В ноябре или декабре, не помню, однажды я целое утро делала визиты и по возвращении домой узнала, что у моего мужа князь Дундуков-Корсаков, и, что они оба давно занимаются в кабинете. Это меня удивило тем более, что Дундуков-Корсаков к нам не ездил.
Наконец он вышел из кабинета, пожелал меня видеть и сказал, что просит меня не препятствовать мужу моему согласиться на предложение, которое он ему сообщил. Проводив гостя, мой муж сказал мне, что Уваров присылал князя Дундукова просить его принять место помощника попечителя Киевского учебного округа. Многие студенты университета Св. Владимира были замешаны в политическом заговоре. вследствие чего университет был закрыть; попечитель и его помощник должны были выйти в отставку. Мой муж предоставил мне решить взять или нет предлагаемую ему должность. Я не долго колебалась и советовала принять. Хотя мне в Петербурге жилось очень приятно, но я знала благородные стремление моего мужа, его желание приносить пользу и радовалась, что ему предстоит обширное поприще для благотворной деятельности. При том же я всегда имела большое влечение к Киеву и наконец была еще причина заставлявшая меня не жалеть о Петербурге, несмотря на все его привлекательности. Мы жили слишком открыто, слишком нерассчетливо, не по состоянию, — недостаток, к сожалению, встречающийся у нас Русских очень часто. Долгов мы не делали, но едва сводили концы с концами и часто нуждались в деньгах, что ставило нас иногда в затруднительное положение, для меня, по моему характеру, особенно неприятное. Я так привыкла к довольству и так любила независимость, которую всегда стесняет безденежье. Переменить образ жизни в Петербурге было бы затруднительно, в провинции же, с большим жалованьем (6.000 руб. сер.) назначенным моему мужу, мы могли жить очень хорошо. Словом, во всех отношениях я была как нельзя более довольна нашим переселением. Мой муж часто бывал у министра, который говорил, что никого не мог бы назначить на это место с такою уверенностью как его, передавал свои мысли, свои требование на счет Киевского университета и беспрестанно повторял ему, что он не знает князя Давыдова, которого государю угодно было назначить попечителем, но, что он надеется только на него и его посылает управлять Киевским учебным округом. В ожидании утверждение в должности и прибытие в Петербург князя Давыдова, который был губернатором в Минске и должен был предварительно представиться государю и министру, мы целую зиму прожили в Петербурге.

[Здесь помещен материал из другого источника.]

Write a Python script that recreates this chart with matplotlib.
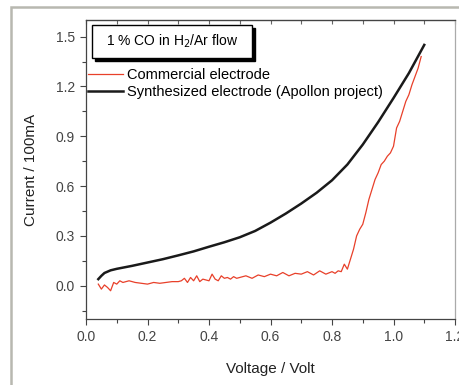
import matplotlib.pyplot as plt
from matplotlib.patches import Rectangle
from matplotlib.ticker import MultipleLocator, NullFormatter

plt.rcParams['font.family'] = ['Liberation Sans', 'DejaVu Sans']

# synthesized electrode (black)
v_syn = [0.04, 0.05, 0.06, 0.08, 0.10, 0.15, 0.20, 0.25, 0.30, 0.35, 0.40, 0.45, 0.50,
         0.55, 0.60, 0.65, 0.70, 0.75, 0.80, 0.85, 0.90, 0.95, 1.00, 1.05, 1.10]
i_syn = [0.04, 0.06, 0.077, 0.093, 0.102, 0.12, 0.14, 0.16, 0.183, 0.207, 0.235, 0.262, 0.292,
         0.33, 0.38, 0.435, 0.495, 0.56, 0.635, 0.73, 0.85, 0.985, 1.13, 1.28, 1.45]

# commercial electrode (red), noisy trace
v_com = [0.04, 0.05, 0.06, 0.07, 0.08, 0.09, 0.10, 0.11, 0.12, 0.13, 0.14, 0.16, 0.18, 0.20,
         0.22, 0.24, 0.26, 0.28, 0.30, 0.31, 0.32, 0.33, 0.34, 0.35, 0.36, 0.37, 0.38, 0.39,
         0.40, 0.41, 0.42, 0.43, 0.44, 0.45, 0.46, 0.47, 0.48, 0.49, 0.50, 0.52, 0.54, 0.56,
         0.58, 0.60, 0.62, 0.64, 0.66, 0.68, 0.70, 0.72, 0.74, 0.76, 0.78, 0.80, 0.81, 0.82,
         0.83, 0.84, 0.85, 0.86, 0.87, 0.88, 0.89, 0.90, 0.91, 0.92, 0.93, 0.94, 0.95, 0.96,
         0.97, 0.98, 0.99, 1.00, 1.01, 1.02, 1.03, 1.04, 1.05, 1.06, 1.07, 1.08, 1.09]
i_com = [0.01, -0.02, 0.005, -0.01, -0.03, 0.02, 0.01, 0.03, 0.02, 0.025, 0.03, 0.02, 0.015, 0.01,
         0.02, 0.015, 0.02, 0.025, 0.025, 0.03, 0.045, 0.02, 0.05, 0.03, 0.06, 0.025, 0.04, 0.035,
         0.03, 0.07, 0.04, 0.03, 0.06, 0.045, 0.05, 0.04, 0.055, 0.045, 0.05, 0.06, 0.045, 0.065,
         0.055, 0.07, 0.06, 0.08, 0.06, 0.075, 0.07, 0.085, 0.065, 0.09, 0.07, 0.085, 0.075, 0.09,
         0.085, 0.13, 0.10, 0.16, 0.22, 0.30, 0.34, 0.37, 0.44, 0.52, 0.58, 0.64, 0.68, 0.73,
         0.75, 0.78, 0.80, 0.84, 0.95, 0.99, 1.05, 1.11, 1.15, 1.21, 1.26, 1.31, 1.38]

x_ticks = [0.0, 0.2, 0.4, 0.6, 0.8, 1.0, 1.2]
y_ticks = [0.0, 0.3, 0.6, 0.9, 1.2, 1.5]

fig = plt.figure(figsize=(4.6, 3.85), dpi=100)
# grey outer frame of the original figure
fig.patches.append(Rectangle((11 / 460, -0.1), 1.2, 1 - 7 / 385 + 0.1, transform=fig.transFigure,
                             fill=False, edgecolor='#b8b8b0', linewidth=1.8))

ax = fig.add_axes([86 / 460, 1 - 319 / 385, 369 / 460, 299 / 385])
ax.plot(v_com, i_com, color='#e8402a', linewidth=0.9, label='Commercial electrode')
ax.plot(v_syn, i_syn, color='#1a1a1a', linewidth=1.8, label='Synthesized electrode (Apollon project)')

ax.set_xlim(0, 1.2)
ax.set_ylim(-0.2, 1.6)
ax.set_xticks(x_ticks)
ax.set_yticks(y_ticks)
ax.set_xticklabels([f'{t:.1f}' for t in x_ticks])
ax.set_yticklabels([f'{t:.1f}' for t in y_ticks])
ax.xaxis.set_minor_locator(MultipleLocator(0.1))
ax.yaxis.set_minor_locator(MultipleLocator(0.15))
ax.tick_params(which='both', direction='out', labelsize=10, colors='#444444', width=0.8,
               top=False, right=False, pad=4)
ax.tick_params(which='major', length=4)
ax.tick_params(which='minor', length=3)
for s in ax.spines.values():
    s.set_color('#444444')
    s.set_linewidth(0.9)
ax.spines['right'].set_color('#aaaaaa')

# small inward ticks along the top edge
top = ax.secondary_xaxis('top')
top.xaxis.set_major_locator(MultipleLocator(0.1))
top.xaxis.set_major_formatter(NullFormatter())
top.tick_params(direction='in', length=3, width=0.8, colors='#666666')

ax.set_xlabel('Voltage / Volt', fontsize=11, color='#222222', labelpad=13)
ax.set_ylabel('Current / 100mA', fontsize=11, color='#222222', labelpad=13)

# boxed title with shadow
ax.add_patch(Rectangle((0.024, 0.862), 0.434, 0.11, transform=ax.transAxes,
                       facecolor='black', edgecolor='black', zorder=4))
ax.add_patch(Rectangle((0.016, 0.873), 0.434, 0.11, transform=ax.transAxes,
                       facecolor='white', edgecolor='black', linewidth=1.0, zorder=5))
ax.text(0.233, 0.928, '1 % CO in H$_2$/Ar flow', transform=ax.transAxes,
        ha='center', va='center', fontsize=10, zorder=6)

ax.legend(loc='upper left', bbox_to_anchor=(0.005, 0.838), frameon=False, fontsize=10.5,
          handlelength=2.4, handletextpad=0.3, labelspacing=0.2, borderpad=0,
          borderaxespad=0)

plt.savefig('out.png', dpi=100)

Я продолжала часто посещать театры; мой муж редко сопровождал меня. Однажды были в очень приятной компании в Большом Театре, и вдруг безо всякой причины мне сделалось невыносимо грустно, и, когда возвратившись домой я позвонила в колокольчик, у меня забилось сердце, и какой-то голос сказал мне, что у вас случилось какое-нибудь несчастие... Моя добрая Настасья Яковлевна отворила мне дверь. Я в ту же минуту заметила, что она взволнована. "Что случилось?" спросила я в испуге. — "Барин чуть не умер," отвечала она мне. Я бросилась в спальню и нашла моего мужа бледного, лежащего на постели. Он с нежностью обнял меня и сказал, что не надеялся более меня увидать. С ним делались такие судороги в горле, что он не мог дышать; послали за доктором. К счастью, в одном с нами доме жил доктор Мандт, в последствии сделавшийся врачом императора Николая и приобретший знаменитость. Он оказал немедленную помощь, предписал средства, от которых мой муж получил облегчение, но три недели проболел и с тех пор никогда совершенно не выздоравливал.
Это было начало, горловой чахотки, от которой он и умер. Когда в этот раз он поправился, я ожила и снова предалась развлечением.